### [Problem details]
Restate the data word for word and leave the images out.

### [Data block]

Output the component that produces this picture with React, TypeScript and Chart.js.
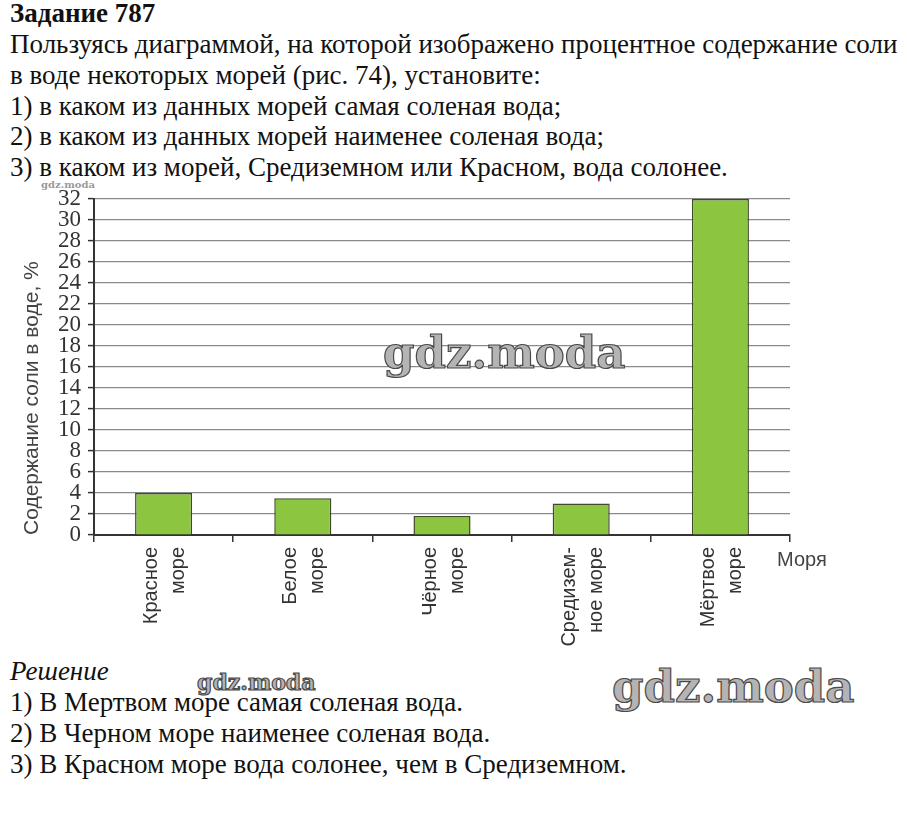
import React, { useEffect, useRef } from "react";
import { Chart, registerables } from "chart.js";

Chart.register(...registerables);

const categories: string[][] = [
  ["Красное", "море"],
  ["Белое", "море"],
  ["Чёрное", "море"],
  ["Средизем-", "ное море"],
  ["Мёртвое", "море"],
];
const saltPercent: number[] = [4, 3.5, 1.8, 3.0, 32];
const yMin = 0;
const yMax = 32;
const yStep = 2;
const yTitle = "Содержание соли в воде, %";
const xTitle = "Моря";

const taskTitle = "Задание 787";
const taskLines: string[] = [
  "Пользуясь диаграммой, на которой изображено процентное содержание соли",
  "в воде некоторых морей (рис. 74), установите:",
  "1) в каком из данных морей самая соленая вода;",
  "2) в каком из данных морей наименее соленая вода;",
  "3) в каком из морей, Средиземном или Красном, вода солонее.",
];
const solutionTitle = "Решение";
const solutionLines: string[] = [
  "1) В Мертвом море самая соленая вода.",
  "2) В Черном море наименее соленая вода.",
  "3) В Красном море вода солонее, чем в Средиземном.",
];

const SERIF = "Liberation Serif";
const SANS = "Liberation Sans";

const xLabelPlugin = {
  id: "xAxisName",
  afterDraw(chart: any) {
    const { ctx, chartArea } = chart;
    ctx.save();
    ctx.font = `20px "${SANS}"`;
    ctx.fillStyle = "#444";
    ctx.textAlign = "left";
    ctx.textBaseline = "middle";
    ctx.fillText(xTitle, chartArea.right - 13, chartArea.bottom + 25);
    ctx.restore();
  },
};

function ChartView() {
  const ref = useRef<HTMLCanvasElement | null>(null);
  useEffect(() => {
    if (!ref.current) return;
    const chart = new Chart(ref.current, {
      type: "bar",
      data: {
        labels: categories,
        datasets: [
          {
            data: saltPercent,
            backgroundColor: "#8cc540",
            borderColor: "#3e4a2c",
            borderWidth: 1.5,
            barPercentage: 0.41,
            categoryPercentage: 1,
          },
        ],
      },
      options: {
        responsive: false,
        animation: false,
        layout: { padding: { top: 9, right: 117, left: 0, bottom: 0 } },
        plugins: {
          legend: { display: false },
          tooltip: { enabled: false },
        },
        scales: {
          x: {
            afterFit(scale: any) {
              scale.height = 115;
              scale.paddingLeft = 0;
              scale.paddingRight = 0;
            },
            border: { display: true, color: "#333", width: 2 },
            grid: {
              display: true,
              drawOnChartArea: false,
              drawTicks: true,
              tickLength: 7,
              color: "#333",
              lineWidth: 1.5,
              offset: true,
            },
            ticks: {
              autoSkip: false,
              maxRotation: 90,
              minRotation: 90,
              padding: 5,
              labelOffset: -12,
              color: "#333",
              font: { family: SANS, size: 20, lineHeight: 1.35 },
            },
          },
          y: {
            z: 1,
            min: yMin,
            max: yMax,
            afterFit(scale: any) {
              scale.width = 94;
              scale.paddingTop = 0;
              scale.paddingBottom = 0;
            },
            border: { display: true, color: "#333", width: 2 },
            grid: {
              color: "#8a8a8a",
              lineWidth: 1.2,
              drawTicks: true,
              tickLength: 6,
              tickColor: "#333",
              tickWidth: 1.5,
            },
            ticks: {
              stepSize: yStep,
              autoSkip: false,
              padding: 7,
              color: "#333",
              font: { family: SERIF, size: 23, lineHeight: 1 },
            },
            title: {
              display: true,
              text: yTitle,
              align: "start",
              color: "#444",
              font: { family: SANS, size: 21, lineHeight: 1.2 },
              padding: { top: 20, bottom: 0 },
            },
          },
        },
      },
      plugins: [xLabelPlugin],
    } as any);
    return () => chart.destroy();
  }, []);
  return (
    <canvas
      ref={ref}
      width={907}
      height={460}
      style={{ position: "absolute", left: 0, top: 190, width: 907, height: 460 }}
    />
  );
}

const lineStyle = (top: number, extra: React.CSSProperties = {}): React.CSSProperties => ({
  position: "absolute",
  left: 10,
  top,
  fontFamily: SERIF,
  fontSize: 27,
  lineHeight: "27px",
  color: "#111",
  whiteSpace: "nowrap",
  ...extra,
});

const wm = (left: number, top: number, size: number, stroke: boolean): React.CSSProperties => ({
  position: "absolute",
  left,
  top,
  fontFamily: "DejaVu Serif",
  fontWeight: "bold",
  fontSize: size,
  lineHeight: `${size}px`,
  color: stroke ? "#b4b4b4" : "#9a9a9a",
  WebkitTextStroke: stroke ? "1.2px #4a4a4a" : undefined,
  whiteSpace: "nowrap",
  letterSpacing: 0,
});

export default function App() {
  const topBase = 23;
  const step = 30.7;
  const ascent = 22.6;
  return (
    <div
      style={{
        position: "absolute",
        left: 0,
        top: 0,
        width: 907,
        height: 828,
        overflow: "hidden",
        background: "#fff",
      }}
    >
      <div style={lineStyle(topBase - ascent, { fontWeight: "bold" })}>{taskTitle}</div>
      {taskLines.map((t, i) => (
        <div key={i} style={lineStyle(topBase + step * (i + 1) - ascent)}>
          {t}
        </div>
      ))}
      <ChartView />
      <div style={lineStyle(681 - ascent, { fontStyle: "italic" })}>{solutionTitle}</div>
      {solutionLines.map((t, i) => (
        <div key={i} style={lineStyle(681 + step * (i + 1) - ascent)}>
          {t}
        </div>
      ))}
      <div style={wm(383, 330, 45, true)}>gdz.moda</div>
      <div style={wm(612, 664, 45, true)}>gdz.moda</div>
      <div style={wm(197, 671, 22, true)}>gdz.moda</div>
      <div style={wm(41, 180, 10, false)}>gdz.moda</div>
    </div>
  );
}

### [Exercise result]
Output the component that produces this picture with React, TypeScript and Chart.js.
import React, { useEffect, useRef } from "react";
import { Chart, registerables } from "chart.js";

Chart.register(...registerables);

const categories: string[][] = [
  ["Красное", "море"],
  ["Белое", "море"],
  ["Чёрное", "море"],
  ["Средизем-", "ное море"],
  ["Мёртвое", "море"],
];
const saltPercent: number[] = [4, 3.5, 1.8, 3.0, 32];
const yMin = 0;
const yMax = 32;
const yStep = 2;
const yTitle = "Содержание соли в воде, %";
const xTitle = "Моря";

const taskTitle = "Задание 787";
const taskLines: string[] = [
  "Пользуясь диаграммой, на которой изображено процентное содержание соли",
  "в воде некоторых морей (рис. 74), установите:",
  "1) в каком из данных морей самая соленая вода;",
  "2) в каком из данных морей наименее соленая вода;",
  "3) в каком из морей, Средиземном или Красном, вода солонее.",
];
const solutionTitle = "Решение";
const solutionLines: string[] = [
  "1) В Мертвом море самая соленая вода.",
  "2) В Черном море наименее соленая вода.",
  "3) В Красном море вода солонее, чем в Средиземном.",
];

const SERIF = "Liberation Serif";
const SANS = "Liberation Sans";

const xLabelPlugin = {
  id: "xAxisName",
  afterDraw(chart: any) {
    const { ctx, chartArea } = chart;
    ctx.save();
    ctx.font = `20px "${SANS}"`;
    ctx.fillStyle = "#444";
    ctx.textAlign = "left";
    ctx.textBaseline = "middle";
    ctx.fillText(xTitle, chartArea.right - 13, chartArea.bottom + 25);
    ctx.restore();
  },
};

function ChartView() {
  const ref = useRef<HTMLCanvasElement | null>(null);
  useEffect(() => {
    if (!ref.current) return;
    const chart = new Chart(ref.current, {
      type: "bar",
      data: {
        labels: categories,
        datasets: [
          {
            data: saltPercent,
            backgroundColor: "#8cc540",
            borderColor: "#3e4a2c",
            borderWidth: 1.5,
            barPercentage: 0.41,
            categoryPercentage: 1,
          },
        ],
      },
      options: {
        responsive: false,
        animation: false,
        layout: { padding: { top: 9, right: 117, left: 0, bottom: 0 } },
        plugins: {
          legend: { display: false },
          tooltip: { enabled: false },
        },
        scales: {
          x: {
            afterFit(scale: any) {
              scale.height = 115;
              scale.paddingLeft = 0;
              scale.paddingRight = 0;
            },
            border: { display: true, color: "#333", width: 2 },
            grid: {
              display: true,
              drawOnChartArea: false,
              drawTicks: true,
              tickLength: 7,
              color: "#333",
              lineWidth: 1.5,
              offset: true,
            },
            ticks: {
              autoSkip: false,
              maxRotation: 90,
              minRotation: 90,
              padding: 5,
              labelOffset: -12,
              color: "#333",
              font: { family: SANS, size: 20, lineHeight: 1.35 },
            },
          },
          y: {
            z: 1,
            min: yMin,
            max: yMax,
            afterFit(scale: any) {
              scale.width = 94;
              scale.paddingTop = 0;
              scale.paddingBottom = 0;
            },
            border: { display: true, color: "#333", width: 2 },
            grid: {
              color: "#8a8a8a",
              lineWidth: 1.2,
              drawTicks: true,
              tickLength: 6,
              tickColor: "#333",
              tickWidth: 1.5,
            },
            ticks: {
              stepSize: yStep,
              autoSkip: false,
              padding: 7,
              color: "#333",
              font: { family: SERIF, size: 23, lineHeight: 1 },
            },
            title: {
              display: true,
              text: yTitle,
              align: "start",
              color: "#444",
              font: { family: SANS, size: 21, lineHeight: 1.2 },
              padding: { top: 20, bottom: 0 },
            },
          },
        },
      },
      plugins: [xLabelPlugin],
    } as any);
    return () => chart.destroy();
  }, []);
  return (
    <canvas
      ref={ref}
      width={907}
      height={460}
      style={{ position: "absolute", left: 0, top: 190, width: 907, height: 460 }}
    />
  );
}

const lineStyle = (top: number, extra: React.CSSProperties = {}): React.CSSProperties => ({
  position: "absolute",
  left: 10,
  top,
  fontFamily: SERIF,
  fontSize: 27,
  lineHeight: "27px",
  color: "#111",
  whiteSpace: "nowrap",
  ...extra,
});

const wm = (left: number, top: number, size: number, stroke: boolean): React.CSSProperties => ({
  position: "absolute",
  left,
  top,
  fontFamily: "DejaVu Serif",
  fontWeight: "bold",
  fontSize: size,
  lineHeight: `${size}px`,
  color: stroke ? "#b4b4b4" : "#9a9a9a",
  WebkitTextStroke: stroke ? "1.2px #4a4a4a" : undefined,
  whiteSpace: "nowrap",
  letterSpacing: 0,
});

export default function App() {
  const topBase = 23;
  const step = 30.7;
  const ascent = 22.6;
  return (
    <div
      style={{
        position: "absolute",
        left: 0,
        top: 0,
        width: 907,
        height: 828,
        overflow: "hidden",
        background: "#fff",
      }}
    >
      <div style={lineStyle(topBase - ascent, { fontWeight: "bold" })}>{taskTitle}</div>
      {taskLines.map((t, i) => (
        <div key={i} style={lineStyle(topBase + step * (i + 1) - ascent)}>
          {t}
        </div>
      ))}
      <ChartView />
      <div style={lineStyle(681 - ascent, { fontStyle: "italic" })}>{solutionTitle}</div>
      {solutionLines.map((t, i) => (
        <div key={i} style={lineStyle(681 + step * (i + 1) - ascent)}>
          {t}
        </div>
      ))}
      <div style={wm(383, 330, 45, true)}>gdz.moda</div>
      <div style={wm(612, 664, 45, true)}>gdz.moda</div>
      <div style={wm(197, 671, 22, true)}>gdz.moda</div>
      <div style={wm(41, 180, 10, false)}>gdz.moda</div>
    </div>
  );
}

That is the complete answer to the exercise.